> **GOAL**: Leave out the pictures; transcribe all else exactly.

============

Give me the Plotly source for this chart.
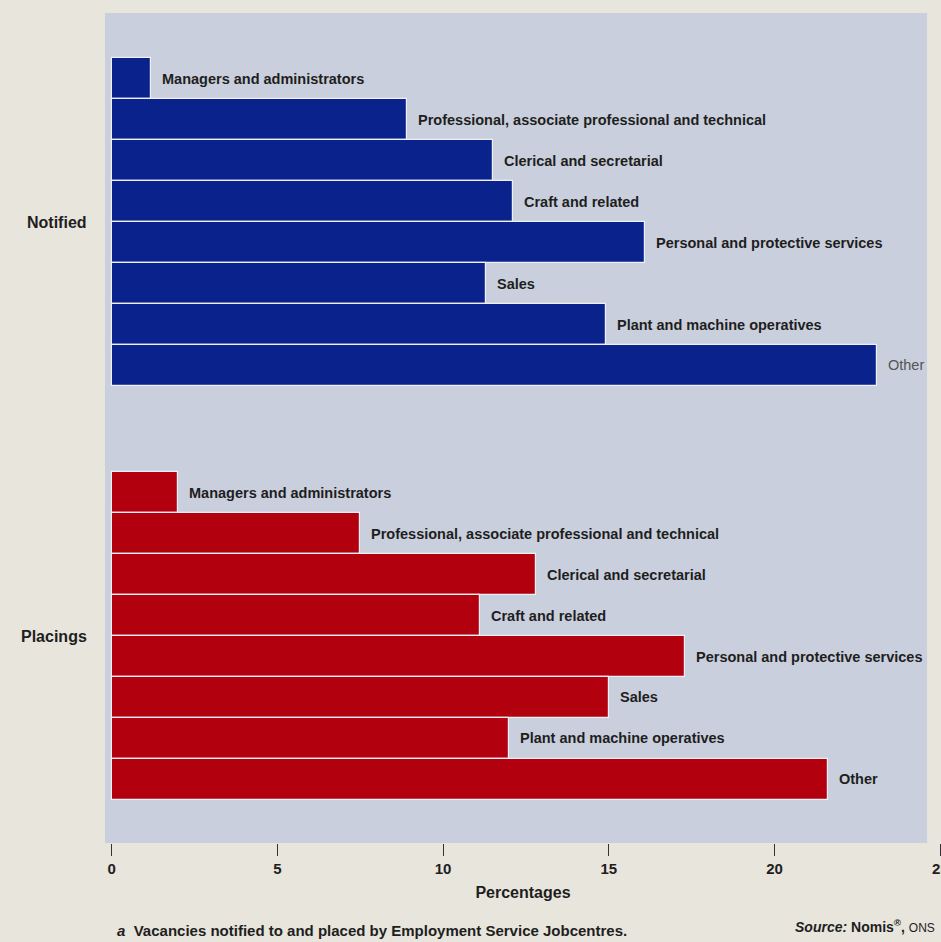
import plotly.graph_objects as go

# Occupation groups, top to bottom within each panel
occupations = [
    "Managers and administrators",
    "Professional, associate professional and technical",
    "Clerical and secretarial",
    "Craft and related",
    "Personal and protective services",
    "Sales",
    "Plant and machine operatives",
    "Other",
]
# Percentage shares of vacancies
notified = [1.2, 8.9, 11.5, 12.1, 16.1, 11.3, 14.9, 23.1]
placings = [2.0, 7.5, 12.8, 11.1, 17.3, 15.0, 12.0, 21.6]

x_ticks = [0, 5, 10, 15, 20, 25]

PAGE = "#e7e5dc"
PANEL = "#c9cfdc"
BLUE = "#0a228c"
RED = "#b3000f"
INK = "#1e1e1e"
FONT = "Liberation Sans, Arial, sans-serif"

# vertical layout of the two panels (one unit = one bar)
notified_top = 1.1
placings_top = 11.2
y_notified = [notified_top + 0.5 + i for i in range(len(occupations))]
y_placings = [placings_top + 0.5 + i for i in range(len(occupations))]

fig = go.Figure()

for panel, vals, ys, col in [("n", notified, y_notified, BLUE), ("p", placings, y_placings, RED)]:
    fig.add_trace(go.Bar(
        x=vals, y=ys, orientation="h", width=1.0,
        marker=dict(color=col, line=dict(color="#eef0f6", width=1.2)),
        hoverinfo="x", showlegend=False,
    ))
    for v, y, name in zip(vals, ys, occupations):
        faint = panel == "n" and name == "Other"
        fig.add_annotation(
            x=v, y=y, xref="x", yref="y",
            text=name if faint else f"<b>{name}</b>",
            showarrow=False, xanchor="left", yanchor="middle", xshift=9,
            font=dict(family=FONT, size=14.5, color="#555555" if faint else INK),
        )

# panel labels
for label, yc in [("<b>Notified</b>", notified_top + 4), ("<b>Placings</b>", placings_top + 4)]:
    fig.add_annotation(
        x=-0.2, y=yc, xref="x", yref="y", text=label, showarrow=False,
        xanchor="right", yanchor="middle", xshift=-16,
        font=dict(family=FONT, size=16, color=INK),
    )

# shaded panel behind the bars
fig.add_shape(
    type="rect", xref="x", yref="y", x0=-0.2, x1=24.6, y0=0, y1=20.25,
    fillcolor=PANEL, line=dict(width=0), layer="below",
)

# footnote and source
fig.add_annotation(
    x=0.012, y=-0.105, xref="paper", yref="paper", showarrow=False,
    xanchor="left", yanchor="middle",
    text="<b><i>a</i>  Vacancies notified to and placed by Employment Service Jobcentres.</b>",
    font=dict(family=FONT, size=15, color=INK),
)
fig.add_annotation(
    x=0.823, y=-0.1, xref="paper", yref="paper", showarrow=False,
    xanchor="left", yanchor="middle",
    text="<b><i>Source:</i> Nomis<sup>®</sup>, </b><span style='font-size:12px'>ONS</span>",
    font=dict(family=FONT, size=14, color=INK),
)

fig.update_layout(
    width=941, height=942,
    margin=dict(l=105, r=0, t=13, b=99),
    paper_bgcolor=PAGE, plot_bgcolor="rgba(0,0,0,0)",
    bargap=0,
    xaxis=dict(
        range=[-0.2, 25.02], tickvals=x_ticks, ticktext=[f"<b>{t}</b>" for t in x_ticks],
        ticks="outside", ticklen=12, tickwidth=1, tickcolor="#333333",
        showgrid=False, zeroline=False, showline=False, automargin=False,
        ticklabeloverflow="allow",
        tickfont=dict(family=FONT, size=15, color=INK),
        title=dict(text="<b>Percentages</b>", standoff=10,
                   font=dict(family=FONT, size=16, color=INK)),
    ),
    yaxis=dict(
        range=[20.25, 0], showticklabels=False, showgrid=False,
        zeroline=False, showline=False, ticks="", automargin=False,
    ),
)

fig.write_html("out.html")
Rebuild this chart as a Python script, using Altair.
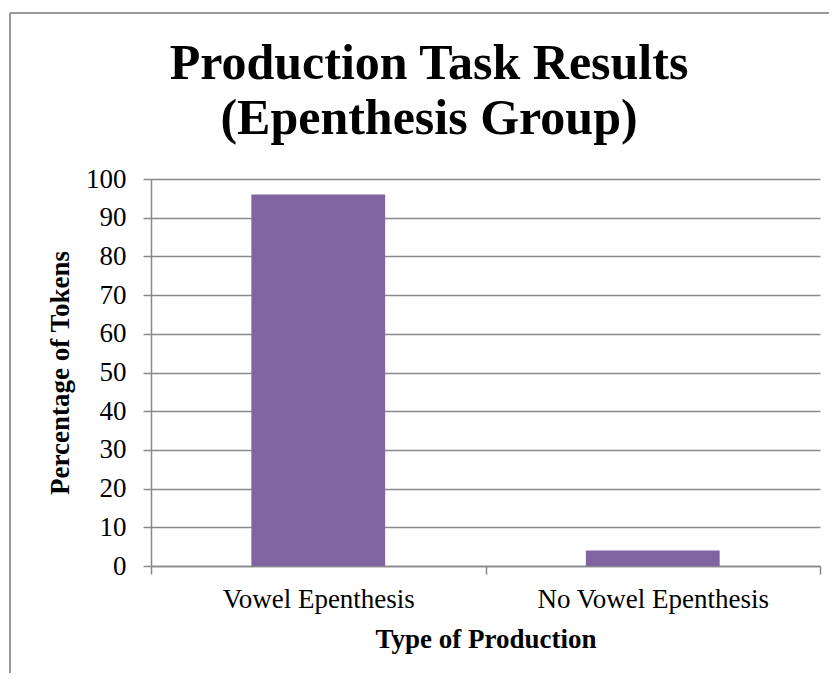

============

> **SOLUTION FOR THIS PROBLEM**:
Give me the Plotly source for this chart.
import plotly.graph_objects as go

# Occupation groups, top to bottom within each panel
occupations = [
    "Managers and administrators",
    "Professional, associate professional and technical",
    "Clerical and secretarial",
    "Craft and related",
    "Personal and protective services",
    "Sales",
    "Plant and machine operatives",
    "Other",
]
# Percentage shares of vacancies
notified = [1.2, 8.9, 11.5, 12.1, 16.1, 11.3, 14.9, 23.1]
placings = [2.0, 7.5, 12.8, 11.1, 17.3, 15.0, 12.0, 21.6]

x_ticks = [0, 5, 10, 15, 20, 25]

PAGE = "#e7e5dc"
PANEL = "#c9cfdc"
BLUE = "#0a228c"
RED = "#b3000f"
INK = "#1e1e1e"
FONT = "Liberation Sans, Arial, sans-serif"

# vertical layout of the two panels (one unit = one bar)
notified_top = 1.1
placings_top = 11.2
y_notified = [notified_top + 0.5 + i for i in range(len(occupations))]
y_placings = [placings_top + 0.5 + i for i in range(len(occupations))]

fig = go.Figure()

for panel, vals, ys, col in [("n", notified, y_notified, BLUE), ("p", placings, y_placings, RED)]:
    fig.add_trace(go.Bar(
        x=vals, y=ys, orientation="h", width=1.0,
        marker=dict(color=col, line=dict(color="#eef0f6", width=1.2)),
        hoverinfo="x", showlegend=False,
    ))
    for v, y, name in zip(vals, ys, occupations):
        faint = panel == "n" and name == "Other"
        fig.add_annotation(
            x=v, y=y, xref="x", yref="y",
            text=name if faint else f"<b>{name}</b>",
            showarrow=False, xanchor="left", yanchor="middle", xshift=9,
            font=dict(family=FONT, size=14.5, color="#555555" if faint else INK),
        )

# panel labels
for label, yc in [("<b>Notified</b>", notified_top + 4), ("<b>Placings</b>", placings_top + 4)]:
    fig.add_annotation(
        x=-0.2, y=yc, xref="x", yref="y", text=label, showarrow=False,
        xanchor="right", yanchor="middle", xshift=-16,
        font=dict(family=FONT, size=16, color=INK),
    )

# shaded panel behind the bars
fig.add_shape(
    type="rect", xref="x", yref="y", x0=-0.2, x1=24.6, y0=0, y1=20.25,
    fillcolor=PANEL, line=dict(width=0), layer="below",
)

# footnote and source
fig.add_annotation(
    x=0.012, y=-0.105, xref="paper", yref="paper", showarrow=False,
    xanchor="left", yanchor="middle",
    text="<b><i>a</i>  Vacancies notified to and placed by Employment Service Jobcentres.</b>",
    font=dict(family=FONT, size=15, color=INK),
)
fig.add_annotation(
    x=0.823, y=-0.1, xref="paper", yref="paper", showarrow=False,
    xanchor="left", yanchor="middle",
    text="<b><i>Source:</i> Nomis<sup>®</sup>, </b><span style='font-size:12px'>ONS</span>",
    font=dict(family=FONT, size=14, color=INK),
)

fig.update_layout(
    width=941, height=942,
    margin=dict(l=105, r=0, t=13, b=99),
    paper_bgcolor=PAGE, plot_bgcolor="rgba(0,0,0,0)",
    bargap=0,
    xaxis=dict(
        range=[-0.2, 25.02], tickvals=x_ticks, ticktext=[f"<b>{t}</b>" for t in x_ticks],
        ticks="outside", ticklen=12, tickwidth=1, tickcolor="#333333",
        showgrid=False, zeroline=False, showline=False, automargin=False,
        ticklabeloverflow="allow",
        tickfont=dict(family=FONT, size=15, color=INK),
        title=dict(text="<b>Percentages</b>", standoff=10,
                   font=dict(family=FONT, size=16, color=INK)),
    ),
    yaxis=dict(
        range=[20.25, 0], showticklabels=False, showgrid=False,
        zeroline=False, showline=False, ticks="", automargin=False,
    ),
)

fig.write_html("out.html")
Rebuild this chart as a Python script, using Altair.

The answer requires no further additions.